Monona’s SHINE medical co. approved for Janesville expansion
A Monona-based company that creates cancer treatment elements is getting federal regulatory approval to build a facility in Janesville.
The Nuclear Regulatory Commission approved Thursday morning a construction permit for SHINE Medical Technologies. It’s the first construction permit for a non-power utilization or production issued by the NRC since 1985.
The company intends to build a new manufacturing plant to produce molybdenum-99, which has not been commercially produced in the U.S since 1989. The product is not a new technology, but Katrina Pitas, vice president of business development, said the way it’s created at SHINE is what makes it stand out.
“We have a modern way of producing the isotopes that doesn’t use the nuclear reactor, produces hundreds of times less nuclear waste and is much more cost efficient than the old way,” Pitas said.
SHINE expects to hire around 150 employees, Pitas said. The founder of the company, Gregory Piefer, studied at UW-Madison. The company performed a national search for places to locate their new facility, but Pitas said keeping the local company in Wisconsin brings the company full circle.
“The idea that work that goes on at the university should help people throughout the state. So, this is a great example of technology coming out of the university and helping people in Janesville with great-paying jobs,” she said.
“This is the first time in over 50 years a medical isotope plant of this kind has been granted a construction permit,” Piefer said. “We’ve developed a greener, safer, and cheaper way to produce these lifesaving isotopes on a global scale. Once operational we expect the Janesville facility will improve the lives of over 1 billion people over its lifetime. It’s a very exciting time at SHINE.”

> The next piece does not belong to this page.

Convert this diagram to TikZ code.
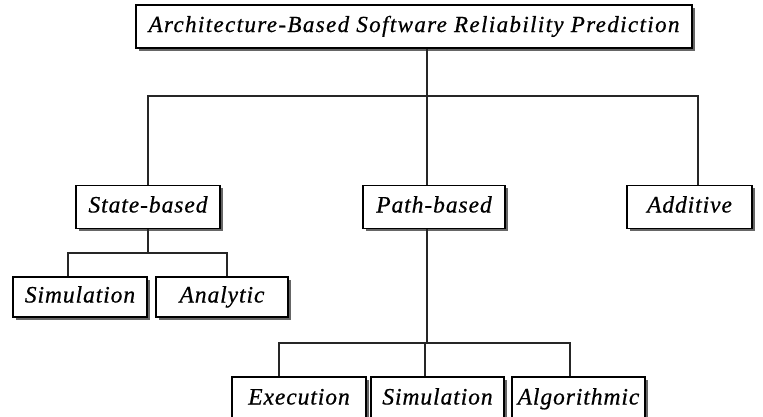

They said the new plant will enable SHINE to become the first large-scale domestic supplier of molybdenum-99, a medical isotope that is used in more than 30 different diagnostic imaging procedures. Each day in the United States alone, more than 50,000 diagnostic nuclear medicine procedures take place that rely on moly-99, creating a $500 million annual worldwide market, officials said.
“The medically important isotope, moly-99, is crucial to the successful diagnosis of cancer and heart disease throughout the world,” Dr. Richard Steeves, Ph.D. and professor emeritus of human oncology at the UW-Madison, said in a news release. “With moly-99, physicians can determine the extent to which heart disease or cancer has spread, information which is critical to successful treatment.”
SHINE expects to produce two-thirds of the nation’s isotopes Pitas said. The product decays at 1 percent per hour, making the new location across from an airport a win for the company.
Years prior to the construction approval to back a private loan to SHINE, Janesville approved a tax increment financing incentive package worth $9 million. The only city TIF agreement larger than SHINE’s was an incentive package totaling $11.5 million awarded to Dollar General last year. The company plans to build a 1 million-square-foot distribution center on the south side of Janesville.
“The City of Janesville is extremely pleased to hear yesterday’s announcement from the NRC approving SHINE’s construction permit. SHINE’s diligent efforts over these past several years have paid off, and their vision is moving forward. I eagerly anticipate their official arrival in Janesville, as they will bring new jobs, new construction, new technology, and new innovation to our growing community. The city is proud to be their partner and patiently awaits the next steps,” Janesville City Manager Mark Freitag said.
SHINE must submit a separate operating license application for NRC approval before it can operate the facility.